This indoor Japanese farm uses LED lights and hydroponics to produce lettuce 2.5 times faster, with just 1% of the water, when compared to an outdoor farm.
When we think about factories, and what we decry as "factory farms," we probably don't think very highly of them as being a key component in the future of agriculture, but if we can take what factories do best, such as use technology to build efficient production lines, and pair that with what nature does best, which is growing biomass from light and water and minerals, then growing food in plant factories starts to make a lot of sense.
Converting what were formerly industrial buildings into indoor farming operations, especially in urban areas and locations that aren't conducive to year-round outdoor food production, could be an excellent reuse of existing resources (the buildings themselves, the infrastructure that supports them, and their locations in or near cities) to help build a more sustainable food system. And this sort of operation can be done in a way that's both highly efficient and productive (PDF), in essence turning our ideas about industrial-scale factory farming on their heads.In Miyagi Prefecture, in eastern Japan, plant physiologist Shigeharu Shimamura is showing how it can be done inside a former Sony Corporation semiconductor factory, using special LED fixtures and hydroponics to grow massive amounts of food in an incredibly space- and water-efficient manner.
This plant factory is now the world's largest indoor farm lit by LEDs, and the 25,000 square feet operation is producing 10,000 heads of lettuce per day. Per day. Every day.
That's a staggering amount of food, considering we're not talking about an enormous plot of land, and because of the high-tech methods used by this indoor farm, crops can be grown 2 ½ times faster than outdoors, with just 1% of the water, and a loss rate of just 10% of the produce (which can be as much as 30-50% of the plant biomass in conventional operations).
Part of the reason that Mirai, Inc., is seeing such efficient plant growth is due to special LED fixtures developed by GE, which are 'tuned' to emit the optimal wavelengths of light for growth. These LED lights were designed to be slim enough that they could fit inside the closely spaced plant racks, while also standing up in the high humidity environment, allowing for uniform lighting to all of the plants. All told, there are 17,500 of these LED lights across 18 plant cultivation racks, which are then stacked up 16 levels high in this indoor farm.

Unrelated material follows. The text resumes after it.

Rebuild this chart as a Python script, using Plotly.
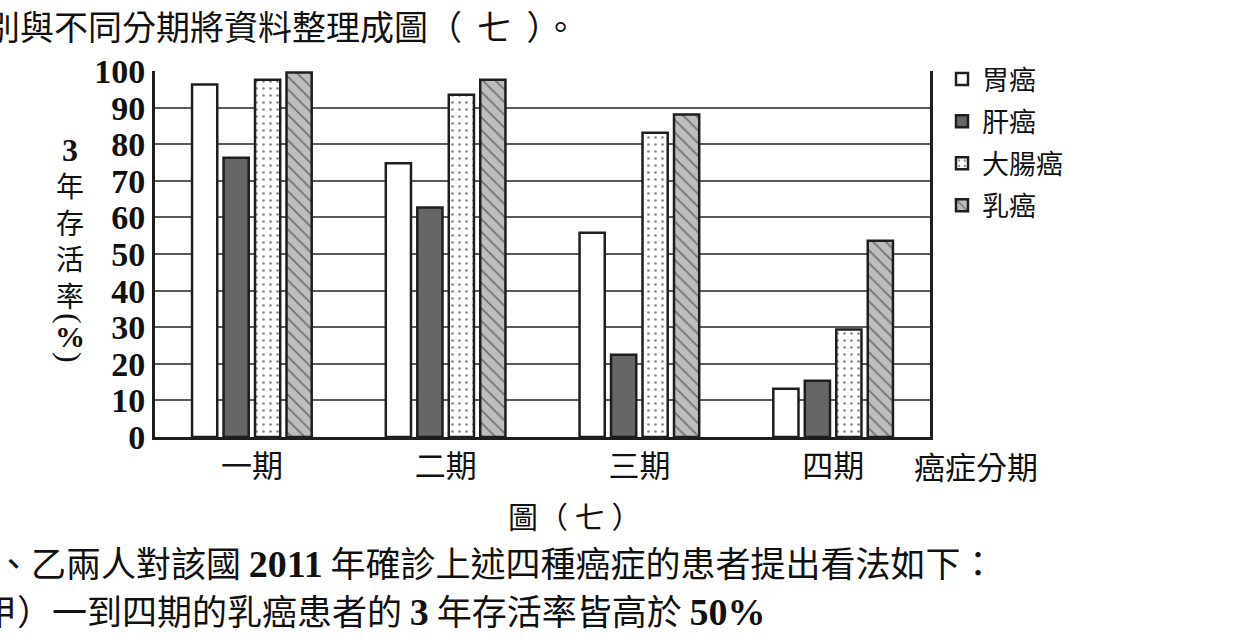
import plotly.graph_objects as go

stages = ["一期", "二期", "三期", "四期"]
series_names = ["胃癌", "肝癌", "大腸癌", "乳癌"]
stomach = [96.3, 74.8, 55.8, 13.2]
liver = [76.3, 62.7, 22.5, 15.4]
colorectal = [97.6, 93.5, 83.1, 29.4]
breast = [99.6, 97.6, 88.1, 53.6]
y_ticks = [0, 10, 20, 30, 40, 50, 60, 70, 80, 90, 100]

CJK = "Noto Sans CJK TC"
SERIF = "Liberation Serif"
EDGE = "#1e1e1e"
INK = "#111111"

W, H = 1260, 640
L, R, T, B = 155, 930, 71, 437  # plot area in pixels


def px(x):
    return (x - L) / (R - L)


def py(y):
    return (B - y) / (B - T)


styles = [
    dict(color="white", pattern=dict(shape="")),
    dict(color="#666666", pattern=dict(shape="")),
    dict(color="white", pattern=dict(shape=".", fgcolor="#111111", bgcolor="white", size=7, solidity=0.12)),
    dict(color="#bdbdbd", pattern=dict(shape="\\", fgcolor="#222222", bgcolor="#bdbdbd", size=9, solidity=0.18)),
]

fig = go.Figure()
for name, vals, st in zip(series_names, [stomach, liver, colorectal, breast], styles):
    fig.add_trace(go.Bar(
        x=stages, y=vals, name=name, legendgroup=name,
        marker=dict(color=st["color"], pattern=st["pattern"],
                    line=dict(color=EDGE, width=2.5)),
    ))

fig.update_layout(
    width=W, height=H,
    margin=dict(l=L, r=W - R, t=T, b=H - B, autoexpand=False),
    paper_bgcolor="white", plot_bgcolor="white",
    barmode="group", bargap=0.35, bargroupgap=0.2,
    showlegend=True,
    legend=dict(x=px(942), y=py(55), xanchor="left", yanchor="top",
                font=dict(family=CJK, size=27, color=INK),
                tracegroupgap=4, itemwidth=30, bgcolor="rgba(0,0,0,0)"),
    font=dict(family=CJK, color=INK),
)
fig.update_xaxes(
    showline=True, linecolor=EDGE, linewidth=3,
    ticks="", tickfont=dict(family=CJK, size=31, color=INK),
    showgrid=False,
)
fig.update_yaxes(
    range=[0, 100], tickvals=y_ticks, ticktext=[f"<b>{v}</b>" for v in y_ticks],
    tickfont=dict(family=SERIF, size=34, color=INK),
    showline=True, linecolor=EDGE, linewidth=3, mirror=True,
    showgrid=True, gridcolor="#5a5a5a", gridwidth=2,
    ticks="", zeroline=False,
)


def ser(s, size=None):
    fs = f";font-size:{size}px" if size else ""
    return f"<span style='font-family:{SERIF}{fs}'><b>{s}</b></span>"


ann = []
# y-axis title (vertical)
ann.append(dict(xref="paper", yref="paper", x=px(70), y=py(130), xanchor="center", yanchor="top",
                text=ser("3", 32) + "<br>年<br>存<br>活<br>率",
                showarrow=False, font=dict(family=CJK, size=28, color=INK), align="center"))
ann.append(dict(xref="paper", yref="paper", x=px(70), y=py(337), xanchor="center", yanchor="middle",
                text="<b>%</b>", showarrow=False, font=dict(family=SERIF, size=30, color=INK)))
ann.append(dict(xref="paper", yref="paper", x=px(70), y=py(318), xanchor="center", yanchor="middle",
                text="(", textangle=90, showarrow=False, font=dict(family=SERIF, size=32, color=INK)))
ann.append(dict(xref="paper", yref="paper", x=px(70), y=py(357), xanchor="center", yanchor="middle",
                text=")", textangle=90, showarrow=False, font=dict(family=SERIF, size=32, color=INK)))
# x-axis title
ann.append(dict(xref="paper", yref="paper", x=px(976), y=py(465), xanchor="center", yanchor="middle",
                text="癌症分期", showarrow=False, font=dict(family=CJK, size=31, color=INK)))
# surrounding page text
ann.append(dict(xref="paper", yref="paper", x=px(-16), y=py(26), xanchor="left", yanchor="middle",
                text="別與不同分期將資料整理成圖（  七  ）。", showarrow=False,
                font=dict(family=CJK, size=34, color=INK)))
ann.append(dict(xref="paper", yref="paper", x=px(574), y=py(515), xanchor="center", yanchor="middle",
                text="圖（ 七 ）", showarrow=False, font=dict(family=CJK, size=30, color=INK)))
ann.append(dict(xref="paper", yref="paper", x=px(-6), y=py(561), xanchor="left", yanchor="middle",
                text="、乙兩人對該國 " + ser("2011", 38) + " 年確診上述四種癌症的患者提出看法如下：",
                showarrow=False, font=dict(family=CJK, size=35, color=INK)))
ann.append(dict(xref="paper", yref="paper", x=px(-20), y=py(609), xanchor="left", yanchor="middle",
                text="甲）一到四期的乳癌患者的 " + ser("3", 38) + " 年存活率皆高於 " + ser("50%", 38),
                showarrow=False, font=dict(family=CJK, size=35, color=INK)))
fig.update_layout(annotations=ann)

fig.write_html("out.html", config={"displayModeBar": False},
               post_script="document.body.style.margin='0';document.body.style.overflow='hidden';")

The farm also uses technology to tightly control the humidity, temperature, carbon dioxide levels, and the irrigation in the growing stacks, which is another key to their success in drastically reducing the water required to grow the plants, while also supporting maximum growth rates. When coupled with the advanced LED lighting, the operation can make the most of both day and night cycles, producing the optimal conditions for indoor food production.
"What we need to do is not just setting up more days and nights. We want to achieve the best combination of photosynthesis during the day and breathing at night by controlling the lighting and the environment." - Shigeharu Shimamura
This plant factory could be a harbinger of a whole wave of new-school industrial agriculture, with the potential to add more food production near to where it will be consumed, and help boost at least one aspect of food systems in an efficient manner. And expansion is in the works, as Mirai and GE are said to be working on building more plant factories in places such as Hong Kong and Russia, about which Shimamura says "Finally, we are about to start the real agricultural industrialization," which will feed 10 billion people.
On their own, these indoor farms aren't going to feed everyone, and we'll continue to need many farmers and quite a bit of farmland in production growing food outdoors with traditional farming, but these types of high-tech plant factories may be a key part of the much bigger puzzle of effectively feeding a growing population with the optimal use of one of our most precious resources, water.